Wala pa siya. But Jone had heard the crunch of gravel, his mother's furious hissing like a covered iron pot lid trembling above boiling stew; the tinkling sound of his mother's hysterics outside in the lawn had long ago woven itself into Jone's experience of domestic life, early on established as the herald to his father's arrival. Still, he didn't fall asleep. He heard a curious clunking sound -- something metallic and heavy upon something blunt and large.

It wasn't strange that his mother attended to her favorite garden at all hours of the day or night. In fact, it was typical and therapeutic. It kept the crazy outside, concentrated among the weeds and the drying grass. It was among his mother's tall fruit trees that bore his breakfast everyday. Jone's mother regularly hung bags of meat to attract bats, moths, and cats, believing that the trees needed the company. The sack of meat sometimes thudded against the window panes, squelching when it rained, picked clean by the bats and the cats. But the trees never failed to flower and provide sweet fruit so Jone never questioned his mother's peculiar gardening techniques. 

Jone quietly shoved the thing back into his lunchbox. It was ripe and he should probably eat it soon but it had begun to rain and he looked out the window, counting the cars stuck in traffic. They had only picked up three other busmates and they were all preoccupied with the storm. Outside, he watched another busmate upon the shoulder of his tall father. The rain and wind only blasted more insistently, rocking the bus on its wheels. The air soured, pungent with the smell of the old plastic, a tire waiting in the corner, school books and paper, and Jone could smell everyone's breath in each of his own.
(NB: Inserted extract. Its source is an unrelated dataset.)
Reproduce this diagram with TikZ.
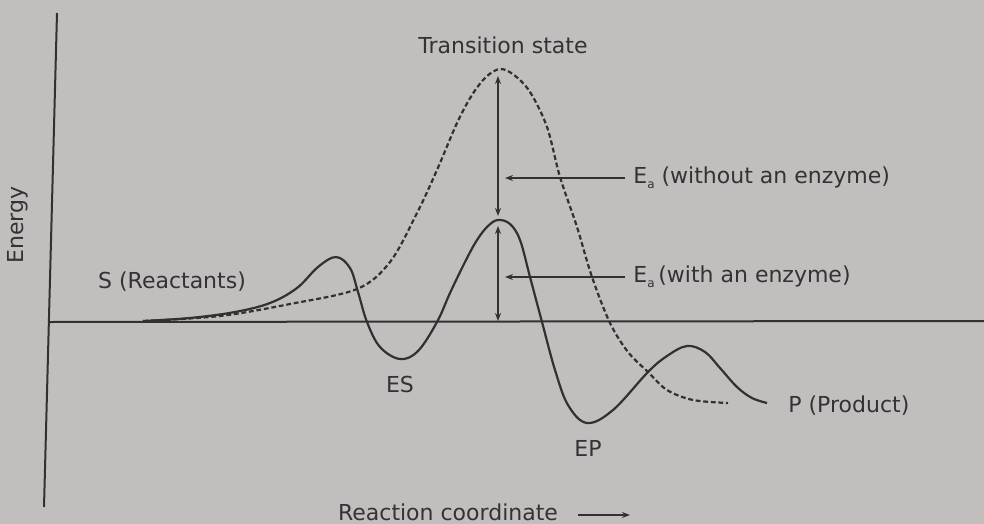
\documentclass[tikz,border=0pt]{standalone}
\usepackage{fontspec}
\setmainfont{DejaVu Sans}
\usetikzlibrary{arrows.meta}
\definecolor{paper}{RGB}{194,190,190}
\definecolor{ink}{RGB}{52,48,50}
\definecolor{txt}{RGB}{52,50,52}
\newcommand{\Ea}{E\raisebox{-0.45ex}{\fontsize{6pt}{6pt}\selectfont a}}
\tikzset{
  axisline/.style={draw=ink, line width=1pt},
  solidcurve/.style={draw=ink, line width=1.1pt, line join=round},
  dashcurve/.style={draw=ink, line width=1.1pt, dash pattern=on 2.4pt off 1.4pt},
  pointer/.style={draw=ink, line width=0.8pt, -{Stealth[length=4pt,width=3pt]}},
  dpointer/.style={draw=ink, line width=0.8pt, {Stealth[length=4pt,width=3pt]}-{Stealth[length=4pt,width=3pt]}},
  lbl/.style={text=txt, font=\fontsize{11pt}{13pt}\selectfont, inner sep=0pt}
}
\begin{document}
\begin{tikzpicture}[x=0.5pt,y=-0.5pt]
\fill[paper] (0,0) rectangle (984,524);
\useasboundingbox (0,0) rectangle (984,524);
% axes
\coordinate (ytop) at (57,13);
\coordinate (ybot) at (44,507);
\coordinate (xl) at (50,322);
\coordinate (xr) at (984,321);
\draw[axisline] (ytop) -- (ybot);
\draw[axisline] (xl) -- (xr);
% dashed curve (without enzyme)
\draw[dashcurve] plot[smooth, tension=0.55] coordinates {
 (143,321) (220,316) (290,304) (357,289) (390,262) (417,213) (437,170)
 (457,123) (472,95) (486,77) (500,69) (514,75) (530,92) (547,127)
 (560,177) (577,227) (592,277) (610,323) (628,352) (648,372) (667,390) (693,400) (728,403)};
% solid curve (with enzyme)
\draw[solidcurve] plot[smooth, tension=0.6] coordinates {
 (143,321) (190,318) (235,312) (270,303) (297,288) (318,267) (336,257)
 (350,268) (358,292) (367,322) (380,347) (400,359) (418,351) (437,322)
 (450,293) (465,262) (477,240) (488,226) (498,220) (510,224) (520,240)
 (530,277) (542,322) (555,370) (568,405) (587,423) (613,410) (648,372)
 (667,356) (687,346) (705,352) (720,368) (737,387) (752,398) (767,403)};
% vertical energy arrows
\coordinate (tstop) at (498,76);
\coordinate (espeakA) at (498,216);
\coordinate (espeakB) at (498,226);
\coordinate (base) at (498,321);
\draw[dpointer] (espeakA) -- (tstop);
\draw[dpointer] (espeakB) -- (base);
% labels
\node[lbl] (ts) at (503,45) {Transition state};
\node[lbl, anchor=west] (eaw) at (633,178) {\Ea{} (without an enzyme)};
\node[lbl, anchor=west] (eae) at (633,277) {\Ea{}\,(with an enzyme)};
\coordinate (eawtip) at (505,178);
\coordinate (eaetip) at (505,277);
\draw[pointer] ([xshift=-4pt]eaw.west) -- (eawtip);
\draw[pointer] ([xshift=-4pt]eae.west) -- (eaetip);
\node[lbl] (s) at (172,282) {S (Reactants)};
\node[lbl] (es) at (400,384) {ES};
\node[lbl] (ep) at (588,448) {EP};
\node[lbl, anchor=west] (p) at (788,406) {P (Product)};
\node[lbl] (rc) at (448,512) {Reaction coordinate};
\coordinate (rcstart) at (578,515);
\coordinate (rcend) at (630,515);
\draw[pointer] (rcstart) -- (rcend);
\node[lbl, rotate=90] (en) at (18,225) {Energy};
\end{tikzpicture}
\end{document}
His busmate's father opened the door of the school bus and pushed their busmate in. Another stroller quickly followed and with the cold wind and strangely sweet rain on his cheeks, Jone quietly watched the older man stride back to his house. Their bus rumbled on.
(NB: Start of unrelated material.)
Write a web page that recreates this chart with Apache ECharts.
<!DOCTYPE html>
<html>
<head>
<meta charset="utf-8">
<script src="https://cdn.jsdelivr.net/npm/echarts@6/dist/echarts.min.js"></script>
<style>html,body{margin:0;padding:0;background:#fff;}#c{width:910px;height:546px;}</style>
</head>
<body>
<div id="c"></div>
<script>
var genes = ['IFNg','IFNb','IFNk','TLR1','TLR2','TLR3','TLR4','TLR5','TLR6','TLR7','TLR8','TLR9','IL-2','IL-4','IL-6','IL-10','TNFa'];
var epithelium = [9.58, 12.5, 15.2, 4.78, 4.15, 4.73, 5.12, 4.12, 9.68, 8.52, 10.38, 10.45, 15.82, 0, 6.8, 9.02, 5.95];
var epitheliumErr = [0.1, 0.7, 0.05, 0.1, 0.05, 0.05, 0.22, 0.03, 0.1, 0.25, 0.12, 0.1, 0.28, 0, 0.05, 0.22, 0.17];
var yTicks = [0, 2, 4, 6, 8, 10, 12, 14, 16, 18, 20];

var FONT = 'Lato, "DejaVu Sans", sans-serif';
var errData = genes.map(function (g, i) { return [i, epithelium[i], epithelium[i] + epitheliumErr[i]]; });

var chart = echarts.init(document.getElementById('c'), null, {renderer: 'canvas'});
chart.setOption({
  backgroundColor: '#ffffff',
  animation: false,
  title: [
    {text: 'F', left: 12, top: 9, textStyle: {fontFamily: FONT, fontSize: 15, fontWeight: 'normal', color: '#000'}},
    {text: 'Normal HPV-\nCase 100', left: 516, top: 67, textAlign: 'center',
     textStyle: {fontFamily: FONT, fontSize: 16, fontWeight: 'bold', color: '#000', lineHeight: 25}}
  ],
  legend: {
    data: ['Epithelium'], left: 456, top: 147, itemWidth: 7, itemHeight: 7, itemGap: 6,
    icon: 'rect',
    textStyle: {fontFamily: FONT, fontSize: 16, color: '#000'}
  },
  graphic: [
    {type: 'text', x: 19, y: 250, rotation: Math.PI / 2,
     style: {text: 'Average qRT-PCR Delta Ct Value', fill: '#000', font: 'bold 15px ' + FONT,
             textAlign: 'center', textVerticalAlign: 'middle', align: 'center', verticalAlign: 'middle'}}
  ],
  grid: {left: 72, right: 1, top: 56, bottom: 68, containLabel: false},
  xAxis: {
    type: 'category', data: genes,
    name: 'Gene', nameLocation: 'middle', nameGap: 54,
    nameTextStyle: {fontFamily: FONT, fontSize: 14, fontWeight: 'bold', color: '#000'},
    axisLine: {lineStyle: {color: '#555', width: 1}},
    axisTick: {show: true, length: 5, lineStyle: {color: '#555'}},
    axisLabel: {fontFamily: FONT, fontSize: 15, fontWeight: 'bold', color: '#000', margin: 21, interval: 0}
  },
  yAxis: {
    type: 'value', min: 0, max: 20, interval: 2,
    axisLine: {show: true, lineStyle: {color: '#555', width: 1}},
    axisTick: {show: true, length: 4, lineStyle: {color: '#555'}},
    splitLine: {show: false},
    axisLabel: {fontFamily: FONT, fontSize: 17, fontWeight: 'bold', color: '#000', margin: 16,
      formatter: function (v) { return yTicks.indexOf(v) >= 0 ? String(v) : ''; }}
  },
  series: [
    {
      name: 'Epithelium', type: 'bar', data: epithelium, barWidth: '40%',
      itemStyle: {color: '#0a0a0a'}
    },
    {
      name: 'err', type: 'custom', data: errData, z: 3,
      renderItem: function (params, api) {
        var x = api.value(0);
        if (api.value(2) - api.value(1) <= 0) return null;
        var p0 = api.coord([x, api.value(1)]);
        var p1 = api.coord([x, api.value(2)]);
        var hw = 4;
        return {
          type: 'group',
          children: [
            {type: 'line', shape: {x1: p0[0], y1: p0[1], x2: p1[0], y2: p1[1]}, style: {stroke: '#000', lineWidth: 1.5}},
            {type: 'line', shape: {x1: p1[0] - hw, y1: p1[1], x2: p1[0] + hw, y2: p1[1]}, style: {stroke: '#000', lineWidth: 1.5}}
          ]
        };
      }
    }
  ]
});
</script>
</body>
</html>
 Matulog ka na. When she turned away from him, Jone could no longer sleep or ignore the curiosity. Akala ko narinig ko na siya, Jone said to his mother as he lay tucked in bed, his arms aching from growing bones, and his feet snug underneath two pillows. Nasa baba siya, pero di yata siya matutulog dito.Jone's mother tucked him against her. She smelled like honey and vinegar, the curious, thick liquid she gulped before sleeping and directly after waking.

Jone felt his stomach growl. He had been hugging his lunchbox to his chest but he had to eat his breakfast. His mother would scold him later on if he did not. Gulping sour air, he took the first clumsily rewrapped fruit in his hands and peeled back the tissue paper. His mother must have plucked it straight off the tree, hacked it clean with one of her long, shrewd, sharp knives. It resembled a dwarfed santol in his hands and the giant eyeball glistened wetly. Jone would have liked to show it off but he felt it slipping in his fingers, sticky from some sweet paste he guessed must have been honey. When he bit into it, it tasted almost exactly like almonds and it melted in his mouth like gelatin.